Die Barmherzigen Schwestern in Südtirol
Die Barmherzigen Schwestern von Gratsch gehören zum Mutterhaus in Innsbruck, das 1839 gegründet worden war. Nach einer raschen Ausbreitung der Gemeinschaft im damaligen Tirol gab es 1910 im heutigen Südtirol bereits 193 Schwestern in 42 Niederlassungen, darunter in Meran das Versorgungshaus Untermais, das Filipinum und das Elisabethheim. Barmherzige Schwestern waren zum Beispiel auch in den Krankenhäusern von Bruneck, Innichen und Sterzing tätig. Hundert Jahre später gab es 2010 zum Vergleich nur mehr 90 Schwestern in 11 Niederlassungen.
Nach dem Ersten Weltkrieg und unter dem Faschismus drohte die Auflassung der Niederlassungen und alle damals in Südtirol tätigen Schwestern hätten ins Mutterhaus nach Innsbruck zurückkehren müssen. Um dies zu verhindern, wurde 1922 die Ordensprovinz Bozen mit einer gewissen Unabhängigkeit vom Innsbrucker Mutterhaus gegründet. Der Sitz der Provinzleitung befand sich im Krankenhaus Bozen, wo die Schwestern seit 1860 tätig waren. Der italienischen Krankenhausleitung waren die „deutschen“ Schwestern ein Dorn im Auge, weshalb sie regelrecht gemobbt wurden. Dieser Umstand hatte die Suche nach einem Haus zur Folge, in dem die Leitung ihren neuen Sitz finden konnte.

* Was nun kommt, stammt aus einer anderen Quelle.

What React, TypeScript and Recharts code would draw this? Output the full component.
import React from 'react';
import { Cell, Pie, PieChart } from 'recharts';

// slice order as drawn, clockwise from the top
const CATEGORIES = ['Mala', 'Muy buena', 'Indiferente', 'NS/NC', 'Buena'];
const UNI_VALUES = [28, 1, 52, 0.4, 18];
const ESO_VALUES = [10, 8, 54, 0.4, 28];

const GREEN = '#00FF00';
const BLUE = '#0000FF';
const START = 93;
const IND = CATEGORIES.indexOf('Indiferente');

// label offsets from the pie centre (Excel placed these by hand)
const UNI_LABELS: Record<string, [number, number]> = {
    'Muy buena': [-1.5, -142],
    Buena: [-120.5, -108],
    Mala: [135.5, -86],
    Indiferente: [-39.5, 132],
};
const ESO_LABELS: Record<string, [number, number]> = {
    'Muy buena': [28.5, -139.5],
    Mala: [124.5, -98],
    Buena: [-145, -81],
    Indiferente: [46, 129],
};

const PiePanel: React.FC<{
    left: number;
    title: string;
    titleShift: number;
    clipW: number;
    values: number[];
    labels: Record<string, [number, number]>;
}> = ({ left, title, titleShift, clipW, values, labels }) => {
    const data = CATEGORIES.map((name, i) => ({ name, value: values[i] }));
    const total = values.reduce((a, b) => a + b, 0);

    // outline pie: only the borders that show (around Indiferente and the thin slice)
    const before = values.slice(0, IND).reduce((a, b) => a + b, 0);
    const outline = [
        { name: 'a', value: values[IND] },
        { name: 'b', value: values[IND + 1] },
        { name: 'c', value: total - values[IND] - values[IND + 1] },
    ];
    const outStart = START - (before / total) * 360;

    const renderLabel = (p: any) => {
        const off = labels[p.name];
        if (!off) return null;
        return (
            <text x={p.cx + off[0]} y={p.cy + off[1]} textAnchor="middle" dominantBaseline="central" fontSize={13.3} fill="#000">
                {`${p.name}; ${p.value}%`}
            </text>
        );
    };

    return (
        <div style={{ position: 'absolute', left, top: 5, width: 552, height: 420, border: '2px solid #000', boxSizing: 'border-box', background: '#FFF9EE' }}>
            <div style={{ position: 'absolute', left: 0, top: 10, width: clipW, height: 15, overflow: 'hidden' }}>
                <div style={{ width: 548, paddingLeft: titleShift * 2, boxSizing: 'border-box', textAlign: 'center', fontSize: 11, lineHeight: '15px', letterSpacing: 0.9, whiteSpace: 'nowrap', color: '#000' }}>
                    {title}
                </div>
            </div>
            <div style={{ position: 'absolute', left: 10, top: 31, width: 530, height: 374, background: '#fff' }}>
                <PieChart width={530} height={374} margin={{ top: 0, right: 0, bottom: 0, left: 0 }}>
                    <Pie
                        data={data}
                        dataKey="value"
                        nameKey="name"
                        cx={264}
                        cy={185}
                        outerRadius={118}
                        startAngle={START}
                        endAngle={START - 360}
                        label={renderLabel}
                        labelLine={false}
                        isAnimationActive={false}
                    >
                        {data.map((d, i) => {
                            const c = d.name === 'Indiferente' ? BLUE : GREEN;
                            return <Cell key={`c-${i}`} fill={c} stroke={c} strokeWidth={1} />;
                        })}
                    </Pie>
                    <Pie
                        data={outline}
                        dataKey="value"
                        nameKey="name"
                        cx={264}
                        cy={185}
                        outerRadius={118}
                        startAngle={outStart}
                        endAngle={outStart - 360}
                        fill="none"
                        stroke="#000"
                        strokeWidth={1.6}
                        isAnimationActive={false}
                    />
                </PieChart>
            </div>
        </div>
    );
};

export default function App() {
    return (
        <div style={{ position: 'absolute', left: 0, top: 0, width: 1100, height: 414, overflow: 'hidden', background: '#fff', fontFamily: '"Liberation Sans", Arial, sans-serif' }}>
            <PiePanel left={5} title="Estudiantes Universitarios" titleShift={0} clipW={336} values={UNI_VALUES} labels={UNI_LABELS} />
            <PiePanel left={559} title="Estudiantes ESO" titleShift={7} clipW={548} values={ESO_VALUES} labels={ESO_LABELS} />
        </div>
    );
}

Der Fallgatterhof wird Provinzhaus
1935 kamen Barmherzige Schwestern nach Martinsbrunn, um dort die wirtschaftliche Führung zu übernehmen, weil der Besitzer, Dr. Norbert von Kaan, in finanzielle Schwierigkeiten geraten war und das Haus schließlich schweren Herzens verkaufen musste – eine glückliche Fügung für die Schwestern, die eine neue Niederlassung suchten und 1941 den Kaufvertrag mit Dr. von Kaan abschlossen. Zu dessen Besitz gehörten auch der Pflanzer- und der Fallgatterhof, welche die Schwestern ebenfalls erwarben. Martinsbrunn wurde als Sanatorium weitergeführt; der Fallgatterhof – damals ein Gasthaus – wurde zum Sitz des Provinzhauses.
Martinsbrunn – das Herzstück des Tätigkeitsbereichs der Schwestern
Als die Deutschen 1943 Südtirol besetzten, wurde Martinsbrunn zur Ausweichstation für das Krankenhaus der Stadt. Dies erforderte die Anschaffung der notwendigsten chirurgischen Apparaturen. Mit vielen Investitionen und der Einstellung freiberuflicher Ärzte verschiedener Fachrichtungen begann für das Haus eine sehr intensive Zeit. Neben der medizinischen gab es noch eine chirurgische, eine gynäkologische und eine Geburtenabteilung.
Im Jahr 1983 musste die chirurgische Abteilung geschlossen werden, weil die Ausgaben für eine Modernisierung der Operationssäle die finanziellen Möglichkeiten des Hauses überstiegen hätten. Damit ging in Martinsbrunn eine Ära zu Ende.
In den folgenden Jahren bis 2002/03 diente das Haus als Belegklinik für freiberuflich tätige Ärzte aus den Bereichen Allgemeinmedizin und Innere Medizin. 2002 wurde die Rehabilitationsabteilung mit 18 Betten eröffnet.
Ein wichtiger Schritt erfolgte im Jahr 2003, als die Idee eines Hospizes mit der Palliativstation – zuerst mit 6, später mit 12 Betten – ihre Verwirklichung erfuhr. Eine zusätzliche Ausrichtung erhielt das Haus 2014 mit der Errichtung des Senioren- und Pflegeheimes.
Im Jahr 2017 fand das Wirken der Barmherzigen Schwestern in Martinsbrunn ein Ende, als sie das Haus an die St.-Elisabeth-Stiftung verkauften, um es – wie damals Dr. Norbert von Kaan – in guten Händen zu wissen. Zu groß waren inzwischen die Herausforderungen, um ein so großes Haus mit einer immer kleiner werdenden Schar von Schwestern auf der einen Seite und dem immer größer werdenden bürokratischen und verwalterischen Aufwand auf der anderen problemlos weiterzuführen. Damit ging für die Schwestern eine Zeit zu Ende, die geprägt war von aufopfernder Arbeit im Dienste und zum Wohle unzähliger Menschen, ganz im Sinne der Ausrichtung des Ordens.